Jim Mahan, an ex-Marine hospitalized by the blast, said in the Sun that the explosion “sounded like an A-bomb and smelled like sulphur and rotten eggs.”

He had been watching a Marine combat movie on TV when the explosion collapsed the ceiling of his unit. At first, he thought he had dozed off and the blast was part of the show, the Sun reported.

Mahan carried his wife through a window to escape.

Borders, the journalist, already was hospitalized when the explosion happened – she was in for perhaps an appendectomy, she recalled. One of the victims from Orbit Inn was wheeled into her room.

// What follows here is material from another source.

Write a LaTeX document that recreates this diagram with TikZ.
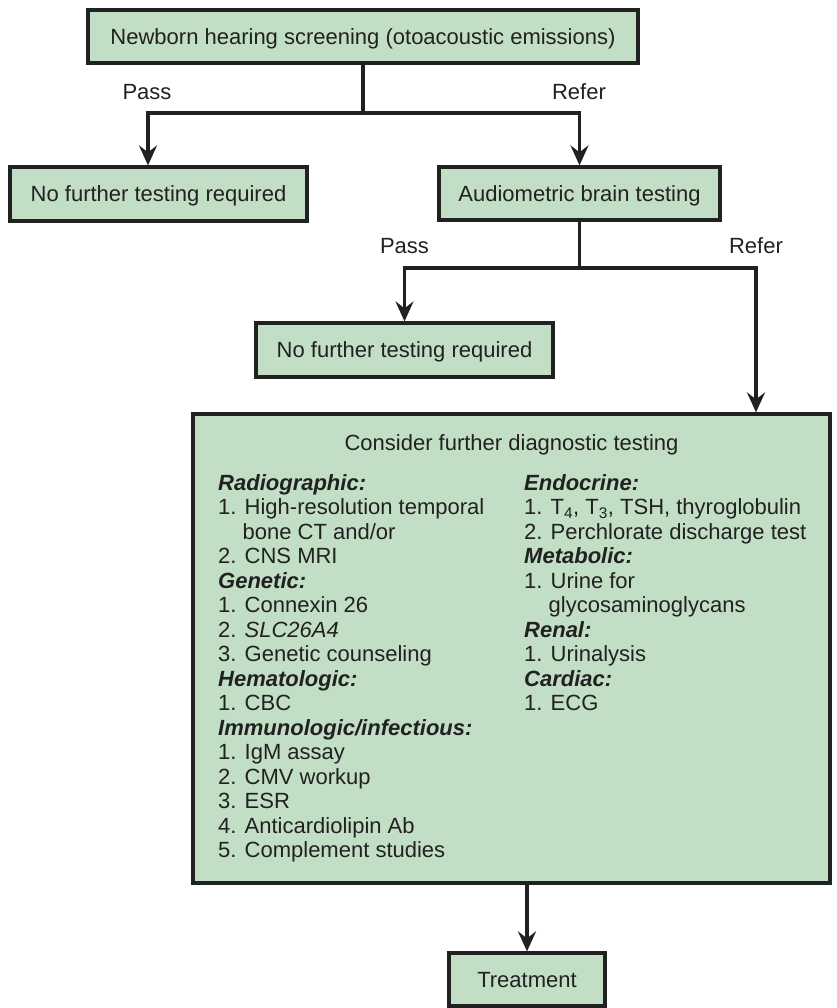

A doctor, covered in blood, came in to tell the woman that they had to amputate her husband’s leg.

50 sticks of TNT

Wire services dispatched stories of the explosion, which was front-page news around the country, including in Honolulu; St. Louis; Sheboygan, Wisconsin; Tampa, Florida; and Burlington, North Carolina.

Then-District Attorney George Franklin said in the Las Vegas Sun that the blast “definitely has to be a suicide or homicide,” adding: “If we find anyone registered with the wrong wife or husband, we’ll have our first clue.”

Paris had bought 50 sticks of dynamite in Phoenix, and none of them failed to explode, the RJ reported. The paper also noted that local and FBI investigators wouldn’t say whether the explosion was a suicide, a homicide or an accident.

Soon enough, authorities were squabbling. Las Vegas police Lt. Paul Gulas, chief of detectives, criticized the D.A. for calling the blast a suicide attempt.

“I don’t know where he gets his theories, but it’s certainly not from the Las Vegas Police Department,” Gulas said.

The D.A. floated the theory to “thwart possible national publicity” that the Orbit Inn was a mafia hangout or “shack joint” of a prominent union leader, the RJ reported.

Franklin said he voiced the theory “even if I had to apologize later.”

Today, nearly a month after the Route 91 shooting, the massacre still is receiving coverage from the RJ and other news groups. But continuous front-page coverage of the Orbit Inn lasted just a few days.

By that Tuesday, headlines about the Saturday morning blast were gone from the Sun’s front page. By that Wednesday, they had disappeared from the RJ’s as well.